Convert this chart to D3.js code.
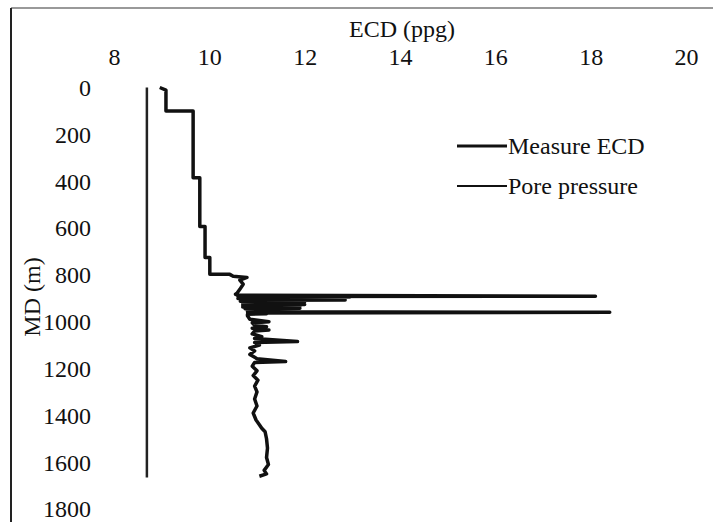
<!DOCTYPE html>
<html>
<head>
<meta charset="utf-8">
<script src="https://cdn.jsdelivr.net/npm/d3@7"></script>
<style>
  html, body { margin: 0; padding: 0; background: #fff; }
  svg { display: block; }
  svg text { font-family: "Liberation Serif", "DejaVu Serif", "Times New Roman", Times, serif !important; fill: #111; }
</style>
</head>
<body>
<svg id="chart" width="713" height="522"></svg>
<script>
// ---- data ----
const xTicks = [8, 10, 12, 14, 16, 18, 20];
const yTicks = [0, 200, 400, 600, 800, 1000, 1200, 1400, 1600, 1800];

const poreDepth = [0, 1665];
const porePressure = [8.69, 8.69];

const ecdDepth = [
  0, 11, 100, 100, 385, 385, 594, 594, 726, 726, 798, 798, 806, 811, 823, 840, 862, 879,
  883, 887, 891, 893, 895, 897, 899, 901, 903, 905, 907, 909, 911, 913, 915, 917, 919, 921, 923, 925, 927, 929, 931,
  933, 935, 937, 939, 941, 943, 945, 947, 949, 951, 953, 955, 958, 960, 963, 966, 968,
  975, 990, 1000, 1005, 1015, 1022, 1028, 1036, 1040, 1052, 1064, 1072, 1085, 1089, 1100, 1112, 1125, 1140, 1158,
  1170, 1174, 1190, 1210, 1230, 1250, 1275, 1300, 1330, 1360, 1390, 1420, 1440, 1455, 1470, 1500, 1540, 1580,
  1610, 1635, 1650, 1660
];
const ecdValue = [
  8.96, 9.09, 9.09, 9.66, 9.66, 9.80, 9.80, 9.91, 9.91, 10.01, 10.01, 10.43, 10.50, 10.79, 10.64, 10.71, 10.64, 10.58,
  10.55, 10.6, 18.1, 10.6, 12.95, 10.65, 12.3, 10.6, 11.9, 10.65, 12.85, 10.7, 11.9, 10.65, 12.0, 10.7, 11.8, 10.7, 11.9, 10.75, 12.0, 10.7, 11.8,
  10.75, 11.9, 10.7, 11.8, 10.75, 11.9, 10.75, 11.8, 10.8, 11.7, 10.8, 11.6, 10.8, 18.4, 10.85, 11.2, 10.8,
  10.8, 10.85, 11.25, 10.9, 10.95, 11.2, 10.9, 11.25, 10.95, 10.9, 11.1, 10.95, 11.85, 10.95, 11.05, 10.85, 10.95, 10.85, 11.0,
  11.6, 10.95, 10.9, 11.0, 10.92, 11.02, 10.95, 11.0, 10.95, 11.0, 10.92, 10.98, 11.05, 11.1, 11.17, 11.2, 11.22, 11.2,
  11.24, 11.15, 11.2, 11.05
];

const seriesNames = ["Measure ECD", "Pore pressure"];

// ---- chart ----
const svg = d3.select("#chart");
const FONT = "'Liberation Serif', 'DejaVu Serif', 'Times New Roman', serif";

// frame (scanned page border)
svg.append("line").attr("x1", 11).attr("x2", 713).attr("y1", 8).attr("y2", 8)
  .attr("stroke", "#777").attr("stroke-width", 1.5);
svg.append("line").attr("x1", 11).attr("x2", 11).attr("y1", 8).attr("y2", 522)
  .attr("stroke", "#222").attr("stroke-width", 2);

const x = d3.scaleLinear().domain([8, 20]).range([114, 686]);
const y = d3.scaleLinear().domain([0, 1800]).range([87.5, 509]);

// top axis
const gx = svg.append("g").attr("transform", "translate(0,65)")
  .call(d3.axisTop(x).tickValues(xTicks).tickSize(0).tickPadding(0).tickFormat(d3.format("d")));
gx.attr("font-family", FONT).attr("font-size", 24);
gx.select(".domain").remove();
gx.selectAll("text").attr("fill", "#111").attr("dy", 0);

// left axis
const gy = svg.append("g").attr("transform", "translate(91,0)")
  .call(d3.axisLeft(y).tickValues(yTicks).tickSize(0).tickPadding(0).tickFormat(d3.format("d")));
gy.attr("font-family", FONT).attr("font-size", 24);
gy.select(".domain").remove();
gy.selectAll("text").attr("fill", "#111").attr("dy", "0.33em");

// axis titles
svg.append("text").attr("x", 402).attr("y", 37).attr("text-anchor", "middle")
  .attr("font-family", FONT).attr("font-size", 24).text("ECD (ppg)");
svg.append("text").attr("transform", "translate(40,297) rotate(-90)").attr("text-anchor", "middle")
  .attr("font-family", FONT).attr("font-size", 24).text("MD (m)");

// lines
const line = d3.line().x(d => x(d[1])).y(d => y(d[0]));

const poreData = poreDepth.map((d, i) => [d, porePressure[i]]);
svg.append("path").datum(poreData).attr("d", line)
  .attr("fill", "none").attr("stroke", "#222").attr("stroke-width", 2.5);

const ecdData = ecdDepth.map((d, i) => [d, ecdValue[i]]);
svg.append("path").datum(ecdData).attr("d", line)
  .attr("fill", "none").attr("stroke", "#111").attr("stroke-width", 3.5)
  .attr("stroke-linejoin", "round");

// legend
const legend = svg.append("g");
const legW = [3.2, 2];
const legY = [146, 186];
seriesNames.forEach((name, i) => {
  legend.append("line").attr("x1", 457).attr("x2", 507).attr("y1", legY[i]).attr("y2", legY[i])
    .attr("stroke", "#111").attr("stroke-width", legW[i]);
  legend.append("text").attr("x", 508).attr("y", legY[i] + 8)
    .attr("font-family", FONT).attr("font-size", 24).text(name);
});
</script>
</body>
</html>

* * * * * * * * *

_Exercise details_
Retype the listing exactly. Pictures do not belong in the copy.

_Result of this exercise_
Convert this chart to D3.js code.
<!DOCTYPE html>
<html>
<head>
<meta charset="utf-8">
<script src="https://cdn.jsdelivr.net/npm/d3@7"></script>
<style>
  html, body { margin: 0; padding: 0; background: #fff; }
  svg { display: block; }
  svg text { font-family: "Liberation Serif", "DejaVu Serif", "Times New Roman", Times, serif !important; fill: #111; }
</style>
</head>
<body>
<svg id="chart" width="713" height="522"></svg>
<script>
// ---- data ----
const xTicks = [8, 10, 12, 14, 16, 18, 20];
const yTicks = [0, 200, 400, 600, 800, 1000, 1200, 1400, 1600, 1800];

const poreDepth = [0, 1665];
const porePressure = [8.69, 8.69];

const ecdDepth = [
  0, 11, 100, 100, 385, 385, 594, 594, 726, 726, 798, 798, 806, 811, 823, 840, 862, 879,
  883, 887, 891, 893, 895, 897, 899, 901, 903, 905, 907, 909, 911, 913, 915, 917, 919, 921, 923, 925, 927, 929, 931,
  933, 935, 937, 939, 941, 943, 945, 947, 949, 951, 953, 955, 958, 960, 963, 966, 968,
  975, 990, 1000, 1005, 1015, 1022, 1028, 1036, 1040, 1052, 1064, 1072, 1085, 1089, 1100, 1112, 1125, 1140, 1158,
  1170, 1174, 1190, 1210, 1230, 1250, 1275, 1300, 1330, 1360, 1390, 1420, 1440, 1455, 1470, 1500, 1540, 1580,
  1610, 1635, 1650, 1660
];
const ecdValue = [
  8.96, 9.09, 9.09, 9.66, 9.66, 9.80, 9.80, 9.91, 9.91, 10.01, 10.01, 10.43, 10.50, 10.79, 10.64, 10.71, 10.64, 10.58,
  10.55, 10.6, 18.1, 10.6, 12.95, 10.65, 12.3, 10.6, 11.9, 10.65, 12.85, 10.7, 11.9, 10.65, 12.0, 10.7, 11.8, 10.7, 11.9, 10.75, 12.0, 10.7, 11.8,
  10.75, 11.9, 10.7, 11.8, 10.75, 11.9, 10.75, 11.8, 10.8, 11.7, 10.8, 11.6, 10.8, 18.4, 10.85, 11.2, 10.8,
  10.8, 10.85, 11.25, 10.9, 10.95, 11.2, 10.9, 11.25, 10.95, 10.9, 11.1, 10.95, 11.85, 10.95, 11.05, 10.85, 10.95, 10.85, 11.0,
  11.6, 10.95, 10.9, 11.0, 10.92, 11.02, 10.95, 11.0, 10.95, 11.0, 10.92, 10.98, 11.05, 11.1, 11.17, 11.2, 11.22, 11.2,
  11.24, 11.15, 11.2, 11.05
];

const seriesNames = ["Measure ECD", "Pore pressure"];

// ---- chart ----
const svg = d3.select("#chart");
const FONT = "'Liberation Serif', 'DejaVu Serif', 'Times New Roman', serif";

// frame (scanned page border)
svg.append("line").attr("x1", 11).attr("x2", 713).attr("y1", 8).attr("y2", 8)
  .attr("stroke", "#777").attr("stroke-width", 1.5);
svg.append("line").attr("x1", 11).attr("x2", 11).attr("y1", 8).attr("y2", 522)
  .attr("stroke", "#222").attr("stroke-width", 2);

const x = d3.scaleLinear().domain([8, 20]).range([114, 686]);
const y = d3.scaleLinear().domain([0, 1800]).range([87.5, 509]);

// top axis
const gx = svg.append("g").attr("transform", "translate(0,65)")
  .call(d3.axisTop(x).tickValues(xTicks).tickSize(0).tickPadding(0).tickFormat(d3.format("d")));
gx.attr("font-family", FONT).attr("font-size", 24);
gx.select(".domain").remove();
gx.selectAll("text").attr("fill", "#111").attr("dy", 0);

// left axis
const gy = svg.append("g").attr("transform", "translate(91,0)")
  .call(d3.axisLeft(y).tickValues(yTicks).tickSize(0).tickPadding(0).tickFormat(d3.format("d")));
gy.attr("font-family", FONT).attr("font-size", 24);
gy.select(".domain").remove();
gy.selectAll("text").attr("fill", "#111").attr("dy", "0.33em");

// axis titles
svg.append("text").attr("x", 402).attr("y", 37).attr("text-anchor", "middle")
  .attr("font-family", FONT).attr("font-size", 24).text("ECD (ppg)");
svg.append("text").attr("transform", "translate(40,297) rotate(-90)").attr("text-anchor", "middle")
  .attr("font-family", FONT).attr("font-size", 24).text("MD (m)");

// lines
const line = d3.line().x(d => x(d[1])).y(d => y(d[0]));

const poreData = poreDepth.map((d, i) => [d, porePressure[i]]);
svg.append("path").datum(poreData).attr("d", line)
  .attr("fill", "none").attr("stroke", "#222").attr("stroke-width", 2.5);

const ecdData = ecdDepth.map((d, i) => [d, ecdValue[i]]);
svg.append("path").datum(ecdData).attr("d", line)
  .attr("fill", "none").attr("stroke", "#111").attr("stroke-width", 3.5)
  .attr("stroke-linejoin", "round");

// legend
const legend = svg.append("g");
const legW = [3.2, 2];
const legY = [146, 186];
seriesNames.forEach((name, i) => {
  legend.append("line").attr("x1", 457).attr("x2", 507).attr("y1", legY[i]).attr("y2", legY[i])
    .attr("stroke", "#111").attr("stroke-width", legW[i]);
  legend.append("text").attr("x", 508).attr("y", legY[i] + 8)
    .attr("font-family", FONT).attr("font-size", 24).text(name);
});
</script>
</body>
</html>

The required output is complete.